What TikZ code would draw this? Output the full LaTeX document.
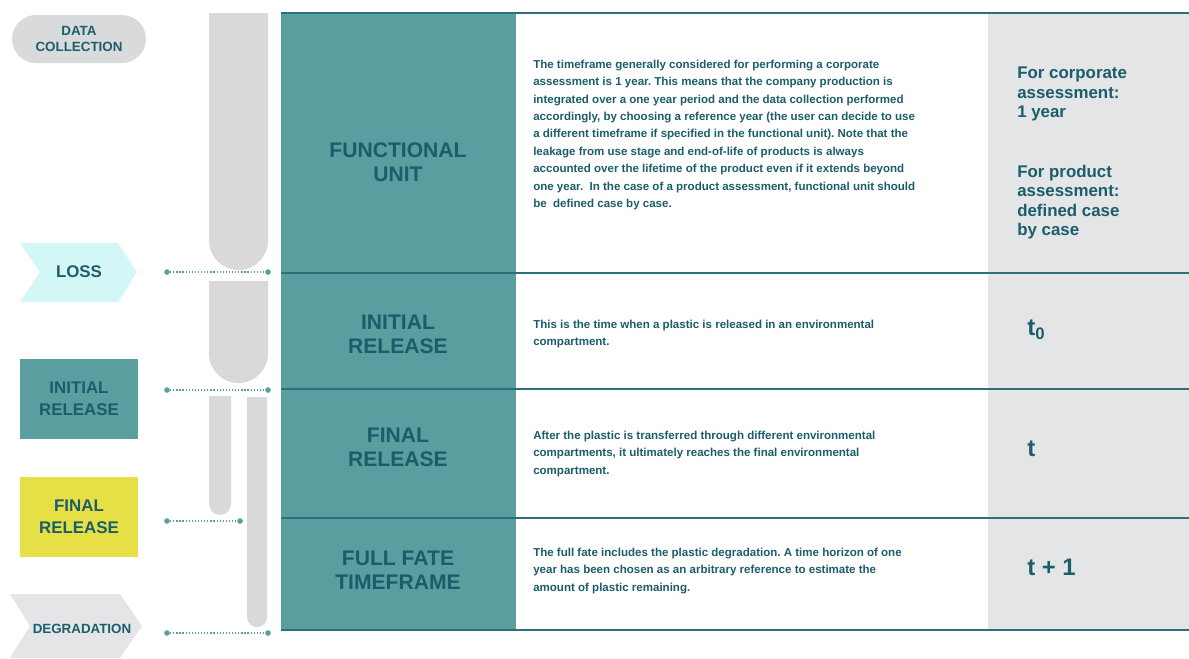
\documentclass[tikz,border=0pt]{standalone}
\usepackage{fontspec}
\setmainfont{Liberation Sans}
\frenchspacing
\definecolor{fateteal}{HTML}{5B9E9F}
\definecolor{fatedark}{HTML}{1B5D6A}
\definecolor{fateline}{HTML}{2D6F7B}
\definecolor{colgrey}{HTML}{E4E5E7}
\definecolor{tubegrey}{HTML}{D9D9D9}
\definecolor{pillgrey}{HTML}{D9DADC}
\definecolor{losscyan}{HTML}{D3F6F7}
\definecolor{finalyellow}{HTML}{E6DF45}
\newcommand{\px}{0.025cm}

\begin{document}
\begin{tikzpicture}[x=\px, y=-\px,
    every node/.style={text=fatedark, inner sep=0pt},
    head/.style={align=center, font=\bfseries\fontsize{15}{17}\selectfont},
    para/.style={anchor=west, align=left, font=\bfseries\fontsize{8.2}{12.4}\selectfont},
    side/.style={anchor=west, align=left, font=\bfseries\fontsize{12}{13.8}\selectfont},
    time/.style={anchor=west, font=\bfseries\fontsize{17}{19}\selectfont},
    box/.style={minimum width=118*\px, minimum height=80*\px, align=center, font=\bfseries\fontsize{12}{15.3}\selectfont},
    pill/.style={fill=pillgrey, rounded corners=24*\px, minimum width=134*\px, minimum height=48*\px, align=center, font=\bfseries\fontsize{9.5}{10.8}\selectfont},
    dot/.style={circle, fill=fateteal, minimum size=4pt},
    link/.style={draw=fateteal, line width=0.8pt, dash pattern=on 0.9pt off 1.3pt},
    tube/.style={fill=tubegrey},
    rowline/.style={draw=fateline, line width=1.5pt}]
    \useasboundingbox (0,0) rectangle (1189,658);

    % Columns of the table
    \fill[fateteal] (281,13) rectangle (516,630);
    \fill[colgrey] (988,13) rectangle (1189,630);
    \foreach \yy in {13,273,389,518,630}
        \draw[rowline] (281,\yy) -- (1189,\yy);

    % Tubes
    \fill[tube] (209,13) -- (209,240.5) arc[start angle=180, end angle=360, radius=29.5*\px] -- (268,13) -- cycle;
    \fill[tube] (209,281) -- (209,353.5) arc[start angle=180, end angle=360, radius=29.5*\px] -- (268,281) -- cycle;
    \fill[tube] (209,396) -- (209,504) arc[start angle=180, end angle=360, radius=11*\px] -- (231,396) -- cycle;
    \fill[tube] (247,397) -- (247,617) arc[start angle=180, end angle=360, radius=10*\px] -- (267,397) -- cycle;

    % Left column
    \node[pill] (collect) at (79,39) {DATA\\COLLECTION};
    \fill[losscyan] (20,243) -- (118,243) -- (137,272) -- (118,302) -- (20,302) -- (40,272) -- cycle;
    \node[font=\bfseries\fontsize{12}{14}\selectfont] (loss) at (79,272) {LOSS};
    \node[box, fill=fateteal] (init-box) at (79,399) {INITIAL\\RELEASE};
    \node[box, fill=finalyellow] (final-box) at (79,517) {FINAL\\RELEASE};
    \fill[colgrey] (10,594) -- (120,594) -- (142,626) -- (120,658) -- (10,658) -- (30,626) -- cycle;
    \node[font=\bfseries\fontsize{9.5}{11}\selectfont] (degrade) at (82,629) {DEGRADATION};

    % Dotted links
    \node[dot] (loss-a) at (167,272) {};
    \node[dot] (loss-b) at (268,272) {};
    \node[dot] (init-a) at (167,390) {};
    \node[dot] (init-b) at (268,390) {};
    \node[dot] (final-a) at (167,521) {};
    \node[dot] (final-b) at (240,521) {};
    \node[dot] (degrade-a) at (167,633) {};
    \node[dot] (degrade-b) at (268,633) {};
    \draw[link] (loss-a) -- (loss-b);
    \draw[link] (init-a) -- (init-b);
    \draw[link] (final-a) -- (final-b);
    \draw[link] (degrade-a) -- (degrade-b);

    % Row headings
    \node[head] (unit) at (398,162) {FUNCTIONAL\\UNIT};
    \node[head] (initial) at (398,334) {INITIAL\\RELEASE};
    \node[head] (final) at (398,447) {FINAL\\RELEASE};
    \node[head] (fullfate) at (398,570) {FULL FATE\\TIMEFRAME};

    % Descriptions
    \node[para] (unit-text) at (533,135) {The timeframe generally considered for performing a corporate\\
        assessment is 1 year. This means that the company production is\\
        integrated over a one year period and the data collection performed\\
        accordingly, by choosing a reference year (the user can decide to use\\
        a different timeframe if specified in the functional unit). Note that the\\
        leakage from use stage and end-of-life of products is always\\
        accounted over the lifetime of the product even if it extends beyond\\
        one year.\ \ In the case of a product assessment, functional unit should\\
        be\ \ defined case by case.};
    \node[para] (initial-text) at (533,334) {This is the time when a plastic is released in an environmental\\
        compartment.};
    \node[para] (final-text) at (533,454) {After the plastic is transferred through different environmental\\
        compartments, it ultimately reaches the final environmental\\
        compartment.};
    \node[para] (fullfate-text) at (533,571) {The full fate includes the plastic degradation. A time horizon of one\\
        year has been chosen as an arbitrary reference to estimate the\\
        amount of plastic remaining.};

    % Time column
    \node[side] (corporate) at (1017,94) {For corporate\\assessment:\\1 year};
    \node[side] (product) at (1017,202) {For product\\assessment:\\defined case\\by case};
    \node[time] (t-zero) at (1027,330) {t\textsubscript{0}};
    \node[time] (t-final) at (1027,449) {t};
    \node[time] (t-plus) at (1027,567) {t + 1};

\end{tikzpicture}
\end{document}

# Exercise
Give back exactly the lines from the first line of the data through the line with "(281,\yy) -- (1189,\yy);", pictures excluded.

# Result of the task
What TikZ code would draw this? Output the full LaTeX document.
\documentclass[tikz,border=0pt]{standalone}
\usepackage{fontspec}
\setmainfont{Liberation Sans}
\frenchspacing
\definecolor{fateteal}{HTML}{5B9E9F}
\definecolor{fatedark}{HTML}{1B5D6A}
\definecolor{fateline}{HTML}{2D6F7B}
\definecolor{colgrey}{HTML}{E4E5E7}
\definecolor{tubegrey}{HTML}{D9D9D9}
\definecolor{pillgrey}{HTML}{D9DADC}
\definecolor{losscyan}{HTML}{D3F6F7}
\definecolor{finalyellow}{HTML}{E6DF45}
\newcommand{\px}{0.025cm}

\begin{document}
\begin{tikzpicture}[x=\px, y=-\px,
    every node/.style={text=fatedark, inner sep=0pt},
    head/.style={align=center, font=\bfseries\fontsize{15}{17}\selectfont},
    para/.style={anchor=west, align=left, font=\bfseries\fontsize{8.2}{12.4}\selectfont},
    side/.style={anchor=west, align=left, font=\bfseries\fontsize{12}{13.8}\selectfont},
    time/.style={anchor=west, font=\bfseries\fontsize{17}{19}\selectfont},
    box/.style={minimum width=118*\px, minimum height=80*\px, align=center, font=\bfseries\fontsize{12}{15.3}\selectfont},
    pill/.style={fill=pillgrey, rounded corners=24*\px, minimum width=134*\px, minimum height=48*\px, align=center, font=\bfseries\fontsize{9.5}{10.8}\selectfont},
    dot/.style={circle, fill=fateteal, minimum size=4pt},
    link/.style={draw=fateteal, line width=0.8pt, dash pattern=on 0.9pt off 1.3pt},
    tube/.style={fill=tubegrey},
    rowline/.style={draw=fateline, line width=1.5pt}]
    \useasboundingbox (0,0) rectangle (1189,658);

    % Columns of the table
    \fill[fateteal] (281,13) rectangle (516,630);
    \fill[colgrey] (988,13) rectangle (1189,630);
    \foreach \yy in {13,273,389,518,630}
        \draw[rowline] (281,\yy) -- (1189,\yy);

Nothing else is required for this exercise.